**INSTRUCTIONS TO FOLLOW**:
Skip all pictures. Write out the data below from its first line through the line that contains "import pandas as pd".
— begin —
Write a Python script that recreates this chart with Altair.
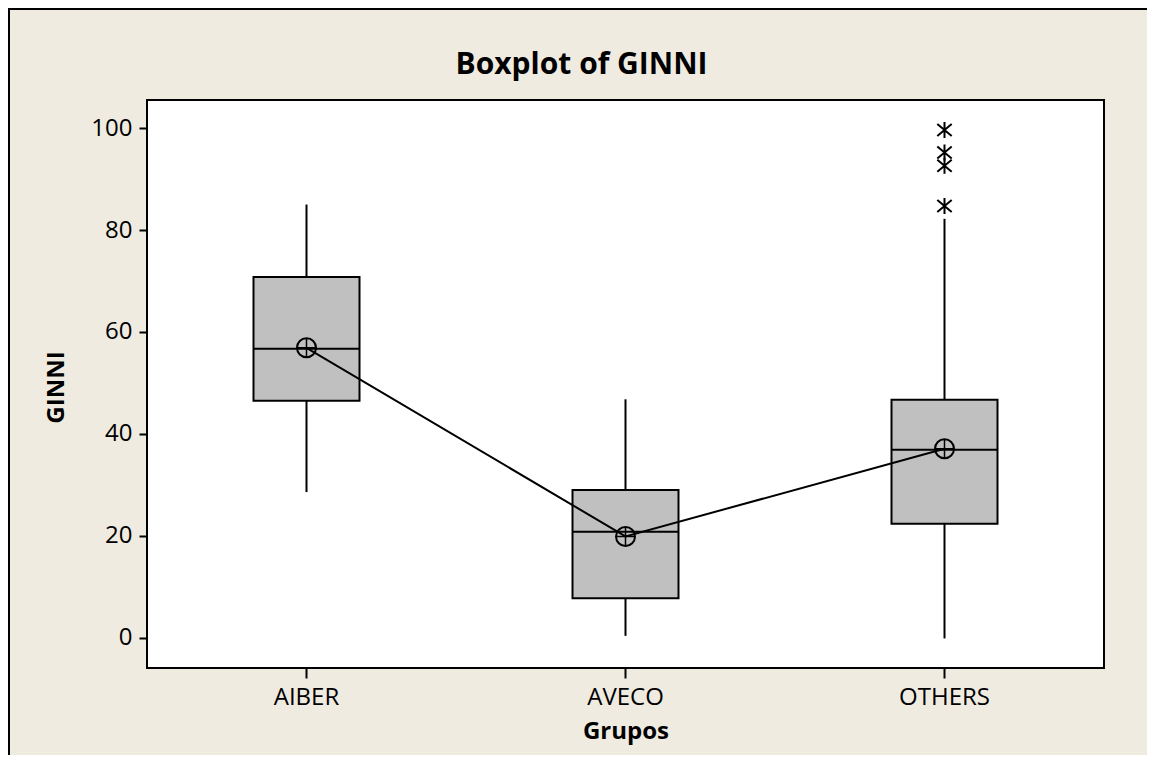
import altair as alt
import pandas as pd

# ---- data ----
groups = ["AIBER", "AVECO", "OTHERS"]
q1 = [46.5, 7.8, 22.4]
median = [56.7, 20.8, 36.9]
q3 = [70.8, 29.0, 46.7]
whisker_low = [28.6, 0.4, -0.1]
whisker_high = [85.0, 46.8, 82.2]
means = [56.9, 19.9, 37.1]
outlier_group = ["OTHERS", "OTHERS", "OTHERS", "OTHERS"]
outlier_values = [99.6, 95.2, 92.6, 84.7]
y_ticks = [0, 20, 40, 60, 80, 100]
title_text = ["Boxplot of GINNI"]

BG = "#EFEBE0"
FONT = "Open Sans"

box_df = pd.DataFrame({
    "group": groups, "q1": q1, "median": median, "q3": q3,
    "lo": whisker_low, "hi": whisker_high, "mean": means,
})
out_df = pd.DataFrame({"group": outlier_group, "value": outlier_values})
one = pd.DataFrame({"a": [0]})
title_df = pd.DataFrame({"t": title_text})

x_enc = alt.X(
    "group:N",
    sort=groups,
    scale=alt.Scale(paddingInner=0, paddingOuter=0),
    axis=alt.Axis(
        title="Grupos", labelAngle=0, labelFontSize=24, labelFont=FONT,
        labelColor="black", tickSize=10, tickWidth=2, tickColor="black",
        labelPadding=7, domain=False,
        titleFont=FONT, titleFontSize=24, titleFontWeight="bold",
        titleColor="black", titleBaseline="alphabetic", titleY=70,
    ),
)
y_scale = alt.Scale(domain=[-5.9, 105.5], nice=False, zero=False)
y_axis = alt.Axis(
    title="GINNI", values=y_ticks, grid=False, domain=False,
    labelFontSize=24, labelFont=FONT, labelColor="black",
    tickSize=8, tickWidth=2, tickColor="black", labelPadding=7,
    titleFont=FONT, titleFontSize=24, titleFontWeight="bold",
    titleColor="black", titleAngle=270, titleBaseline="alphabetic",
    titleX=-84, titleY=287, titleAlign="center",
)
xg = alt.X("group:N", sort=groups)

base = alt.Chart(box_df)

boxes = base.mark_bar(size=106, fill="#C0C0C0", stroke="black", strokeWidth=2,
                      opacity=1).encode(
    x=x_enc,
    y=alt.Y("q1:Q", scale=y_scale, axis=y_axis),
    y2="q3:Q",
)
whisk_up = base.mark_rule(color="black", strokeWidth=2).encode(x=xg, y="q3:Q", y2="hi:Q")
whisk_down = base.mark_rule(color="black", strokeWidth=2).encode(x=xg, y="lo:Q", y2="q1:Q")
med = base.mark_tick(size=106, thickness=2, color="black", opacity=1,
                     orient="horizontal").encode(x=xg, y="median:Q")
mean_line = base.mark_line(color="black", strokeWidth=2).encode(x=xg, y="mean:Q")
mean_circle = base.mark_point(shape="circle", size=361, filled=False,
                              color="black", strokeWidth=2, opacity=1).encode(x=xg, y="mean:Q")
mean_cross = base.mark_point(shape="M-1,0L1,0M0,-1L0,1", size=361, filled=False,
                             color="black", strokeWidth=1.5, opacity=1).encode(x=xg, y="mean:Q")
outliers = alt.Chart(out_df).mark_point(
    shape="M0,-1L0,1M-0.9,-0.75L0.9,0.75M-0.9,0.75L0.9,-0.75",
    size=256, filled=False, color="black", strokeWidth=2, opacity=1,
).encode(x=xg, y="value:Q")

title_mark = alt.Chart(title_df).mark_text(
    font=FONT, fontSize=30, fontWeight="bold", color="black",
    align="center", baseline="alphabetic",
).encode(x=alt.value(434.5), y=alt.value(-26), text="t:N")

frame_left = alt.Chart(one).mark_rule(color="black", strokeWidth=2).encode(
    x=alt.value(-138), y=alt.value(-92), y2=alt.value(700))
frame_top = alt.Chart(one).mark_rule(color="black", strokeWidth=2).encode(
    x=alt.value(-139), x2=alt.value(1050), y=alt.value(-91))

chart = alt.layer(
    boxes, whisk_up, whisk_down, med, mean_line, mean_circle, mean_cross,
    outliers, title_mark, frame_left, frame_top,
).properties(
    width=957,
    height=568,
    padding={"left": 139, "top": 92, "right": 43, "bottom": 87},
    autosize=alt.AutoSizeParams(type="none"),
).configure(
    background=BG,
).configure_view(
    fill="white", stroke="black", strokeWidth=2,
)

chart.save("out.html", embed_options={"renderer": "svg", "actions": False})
— end —
**WRITTEN RESPONSE**:
Write a Python script that recreates this chart with Altair.
import altair as alt
import pandas as pd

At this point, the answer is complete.